▸ EXERCISE REQUIREMENTS
From the entries below, tally how many lines contain "matplotlib" and report only that figure.

· · ·

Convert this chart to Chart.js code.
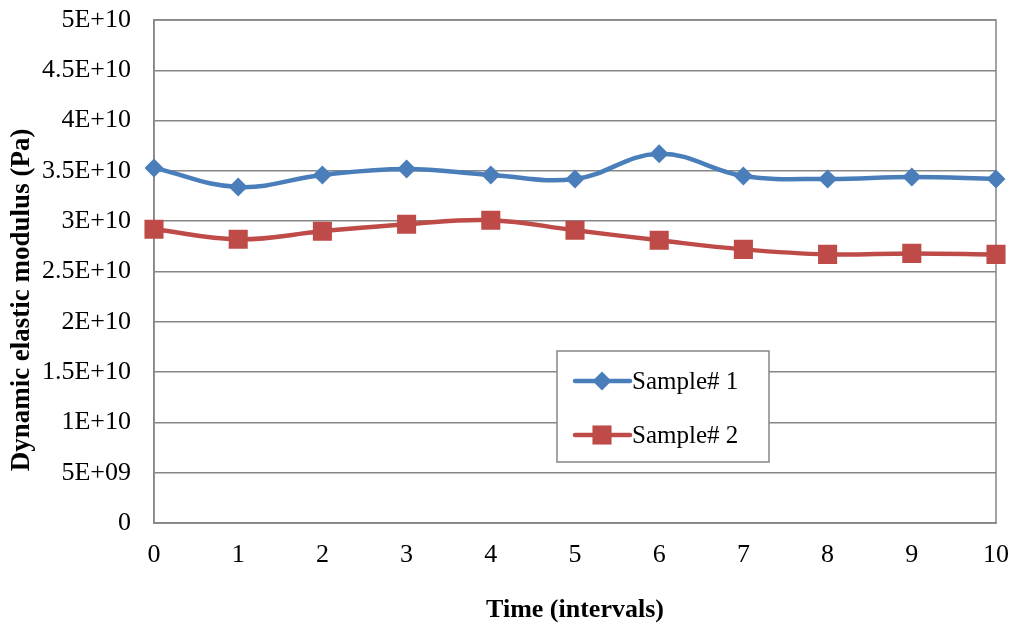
<!DOCTYPE html>
<html>
<head>
<meta charset="utf-8">
<script src="https://cdn.jsdelivr.net/npm/chart.js@4.4.1/dist/chart.umd.min.js"></script>
<style>
    html, body { margin: 0; padding: 0; background: #ffffff; }
    #page { width: 1016px; height: 627px; position: relative; overflow: hidden; }
    #wrap { position: absolute; left: 0; top: -20px; width: 1036px; height: 647px; }
</style>
</head>
<body>
<div id="page"><div id="wrap"><canvas id="modulusChart"></canvas></div></div>
<script>
// Data
const timeLabels = ['0', '1', '2', '3', '4', '5', '6', '7', '8', '9', '10'];
const sample1 = [3.53e10, 3.34e10, 3.46e10, 3.52e10, 3.46e10, 3.42e10, 3.67e10, 3.45e10, 3.42e10, 3.44e10, 3.42e10];
const sample2 = [2.92e10, 2.82e10, 2.90e10, 2.97e10, 3.01e10, 2.91e10, 2.81e10, 2.72e10, 2.67e10, 2.68e10, 2.67e10];
const seriesNames = ['Sample# 1', 'Sample# 2'];
const yMin = 0;
const yMax = 5e10;
const yStep = 5e9;

const FONT = "'Liberation Serif', 'Times New Roman', serif";
const GRID = '#868686';
const SHIFT = 20; // canvas is moved up by this much

// Excel "General" number format: 5E+10, 4.5E+10, 5E+09, 0
function excelGeneral(v) {
    if (v === 0) return '0';
    const s = Number(v.toPrecision(6)).toExponential().toUpperCase();
    return s.replace(/E([+-])(\d+)$/, (m, sign, exp) => 'E' + sign + exp.padStart(2, '0'));
}

// Grey frame around the plot area
const plotFrame = {
    id: 'plotFrame',
    beforeDatasetsDraw(chart) {
        const { ctx, chartArea: a } = chart;
        ctx.save();
        ctx.strokeStyle = GRID;
        ctx.lineWidth = 1.5;
        ctx.strokeRect(a.left, a.top, a.right - a.left, a.bottom - a.top);
        ctx.restore();
    }
};

// Y axis title, placed a little below centre like in the source
const yTitle = {
    id: 'yTitle',
    afterDraw(chart) {
        const ctx = chart.ctx;
        ctx.save();
        ctx.translate(22, 300 + SHIFT);
        ctx.rotate(-Math.PI / 2);
        ctx.fillStyle = '#000000';
        ctx.font = 'bold 27px ' + FONT;
        ctx.textAlign = 'center';
        ctx.textBaseline = 'middle';
        ctx.fillText('Dynamic elastic modulus (Pa)', 0, 0);
        ctx.restore();
    }
};

// Legend box floating inside the plot
const boxLegend = {
    id: 'boxLegend',
    afterDraw(chart) {
        const ctx = chart.ctx;
        const box = { x: 557, y: 351 + SHIFT, w: 212, h: 111 };
        ctx.save();
        ctx.fillStyle = '#ffffff';
        ctx.fillRect(box.x, box.y, box.w, box.h);
        ctx.strokeStyle = GRID;
        ctx.lineWidth = 1.5;
        ctx.strokeRect(box.x, box.y, box.w, box.h);

        chart.data.datasets.forEach((ds, i) => {
            const y = box.y + 30 + i * 54;
            ctx.strokeStyle = ds.borderColor;
            ctx.lineWidth = ds.borderWidth;
            ctx.lineCap = 'round';
            ctx.beginPath();
            ctx.moveTo(box.x + 18, y);
            ctx.lineTo(box.x + 73, y);
            ctx.stroke();
            ctx.fillStyle = ds.pointBackgroundColor;
            Chart.helpers.drawPoint(ctx, {
                pointStyle: ds.pointStyle,
                radius: ds.pointRadius,
                rotation: 0,
                borderWidth: 0
            }, box.x + 45, y);
            ctx.fillStyle = '#000000';
            ctx.font = '25px ' + FONT;
            ctx.textBaseline = 'middle';
            ctx.textAlign = 'left';
            ctx.fillText(ds.label, box.x + 75, y + 1);
        });
        ctx.restore();
    }
};

const ctx = document.getElementById('modulusChart');
new Chart(ctx, {
    type: 'line',
    data: {
        labels: timeLabels,
        datasets: [
            {
                label: seriesNames[0],
                data: sample1,
                borderColor: '#4A7EBB',
                backgroundColor: '#4A7EBB',
                pointBackgroundColor: '#4A7EBB',
                pointBorderWidth: 0,
                borderWidth: 4.5,
                tension: 0.4,
                pointStyle: 'rectRot',
                pointRadius: 9.5
            },
            {
                label: seriesNames[1],
                data: sample2,
                borderColor: '#BE4B48',
                backgroundColor: '#BE4B48',
                pointBackgroundColor: '#BE4B48',
                pointBorderWidth: 0,
                borderWidth: 4.5,
                tension: 0.4,
                pointStyle: 'rect',
                pointRadius: 13.5
            }
        ]
    },
    options: {
        responsive: true,
        maintainAspectRatio: false,
        animation: false,
        layout: {
            padding: { top: 40, right: 40, left: 0, bottom: 0 }
        },
        plugins: {
            legend: { display: false },
            tooltip: { enabled: false }
        },
        scales: {
            x: {
                type: 'category',
                offset: false,
                grid: { display: false, drawTicks: false },
                border: { display: true, color: GRID, width: 1.5 },
                ticks: {
                    color: '#000000',
                    padding: 17,
                    maxRotation: 0,
                    autoSkip: false,
                    font: { family: FONT, size: 26 }
                },
                title: {
                    display: true,
                    text: 'Time (intervals)',
                    color: '#000000',
                    padding: { top: 0, bottom: 1 },
                    font: { family: FONT, size: 26, weight: 'bold' }
                },
                afterFit(scale) { scale.height = 104; }
            },
            y: {
                min: yMin,
                max: yMax,
                grid: { color: GRID, lineWidth: 1.5, drawTicks: false },
                border: { display: true, color: GRID, width: 1.5 },
                ticks: {
                    stepSize: yStep,
                    color: '#000000',
                    padding: 23,
                    font: { family: FONT, size: 26 },
                    callback: function(value) {
                        return excelGeneral(value);
                    }
                },
                afterFit(scale) { scale.width = 154; }
            }
        }
    },
    plugins: [plotFrame, yTitle, boxLegend]
});
</script>
</body>
</html>
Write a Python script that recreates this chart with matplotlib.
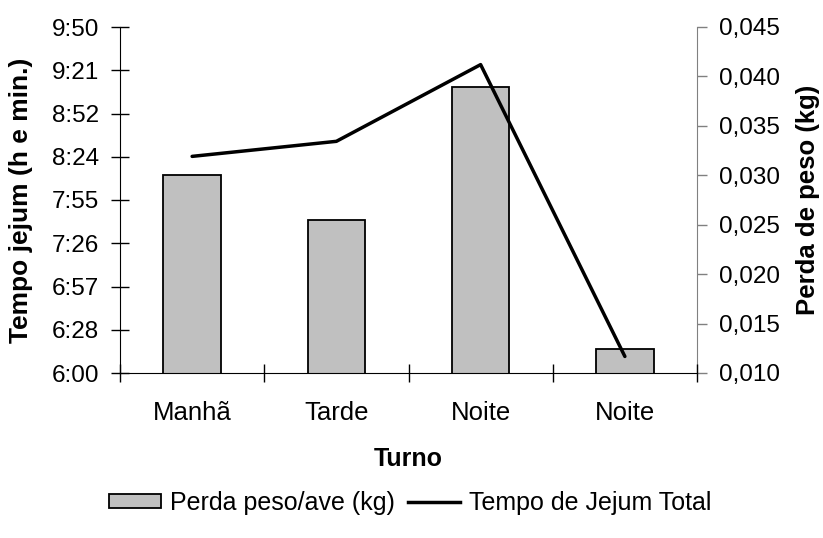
import matplotlib
matplotlib.use("Agg")
import matplotlib.pyplot as plt
from matplotlib.patches import Patch
from matplotlib.lines import Line2D
import numpy as np

plt.rcParams['font.family'] = ['Liberation Sans', 'DejaVu Sans']

categories = ["Manhã", "Tarde", "Noite", "Noite"]
perda_peso = [0.0300, 0.0255, 0.0389, 0.0124]
tempo_jejum = ["8:24", "8:34", "9:25", "6:11"]
time_tick_labels = ["6:00", "6:28", "6:57", "7:26", "7:55", "8:24", "8:52", "9:21", "9:50"]
weight_tick_labels = ["0,010", "0,015", "0,020", "0,025", "0,030", "0,035", "0,040", "0,045"]

def to_min(s):
    h, m = s.split(":")
    return int(h) * 60 + int(m)

tempo_min = [to_min(s) for s in tempo_jejum]
t_lo, t_hi = 360, 590
time_ticks = np.linspace(t_lo, t_hi, len(time_tick_labels))
w_ticks = [float(s.replace(",", ".")) for s in weight_tick_labels]

W, H = 823, 538
fig = plt.figure(figsize=(W / 100, H / 100), dpi=100)
AX_L, AX_R, AX_T, AX_B = 120, 697, 27, 373
ax = fig.add_axes([AX_L / W, (H - AX_B) / H, (AX_R - AX_L) / W, (AX_B - AX_T) / H])
ax2 = ax.twinx()
aw = AX_R - AX_L

x = np.arange(len(categories))
FS_NUM = 17.5
FS_CAT = 18.5
FS_YLAB = 19
FS_YLAB_R = 18.5
FS_XLAB = 18
FS_LEG = 18

ax2.bar(x, perda_peso, width=0.4, color="#C0C0C0", edgecolor="black", linewidth=1.3, zorder=2)
ax2.set_ylim(w_ticks[0], w_ticks[-1])
ax2.set_yticks(w_ticks)
ax2.set_yticklabels(weight_tick_labels, fontsize=FS_NUM)
ax2.tick_params(axis='y', direction='out', length=7, width=1, color="#808080", pad=8.6)
ax2.set_ylabel("Perda de peso (kg)", fontsize=FS_YLAB_R, fontweight='bold')
ax2.yaxis.set_label_coords((808 - AX_L) / aw, 0.5)
ax2.yaxis.label.set_verticalalignment('center')

ax.plot(x, tempo_min, color="black", linewidth=2.5, solid_capstyle='round', zorder=3)
ax.set_zorder(ax2.get_zorder() + 1)
ax.patch.set_visible(False)
ax.set_ylim(t_lo, t_hi)
ax.set_yticks(time_ticks)
ax.set_yticklabels(time_tick_labels, fontsize=FS_NUM)
ax.tick_params(axis='y', direction='inout', length=13, width=1, pad=8.6)
ax.set_ylabel("Tempo jejum (h e min.)", fontsize=FS_YLAB, fontweight='bold')
ax.yaxis.set_label_coords((21 - AX_L) / aw, 0.5)
ax.yaxis.label.set_verticalalignment('center')

ax.set_xlim(-0.5, len(categories) - 0.5)
ax.set_xticks(x)
ax.set_xticklabels(categories, fontsize=FS_CAT)
ax.set_xticks(np.arange(-0.5, len(categories), 1.0), minor=True)
ax.tick_params(axis='x', which='major', length=0, pad=20)
ax.tick_params(axis='x', which='minor', direction='inout', length=13, width=1)
ax.set_xlabel("Turno", fontsize=FS_XLAB, fontweight='bold', labelpad=16)

for a in (ax, ax2):
    a.spines['top'].set_visible(False)
ax.spines['right'].set_visible(False)
ax2.spines['left'].set_visible(False)
ax2.spines['bottom'].set_visible(False)
ax2.spines['right'].set_color("#808080")
ax.spines['left'].set_color("black")
ax.spines['bottom'].set_color("black")

handles = [Patch(facecolor="#C0C0C0", edgecolor="black", linewidth=1.3),
           Line2D([0], [0], color="black", linewidth=2.5)]
fig.legend(handles, ["Perda peso/ave (kg)", "Tempo de Jejum Total"], loc='center',
           bbox_to_anchor=(410 / W, 1 - 503 / H), ncol=2, frameon=False, fontsize=FS_LEG,
           handlelength=2.1, handleheight=0.45, handletextpad=0.35, columnspacing=0.5)

fig.savefig("out.png", dpi=100)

· · ·

▸ THE RESPONSE
6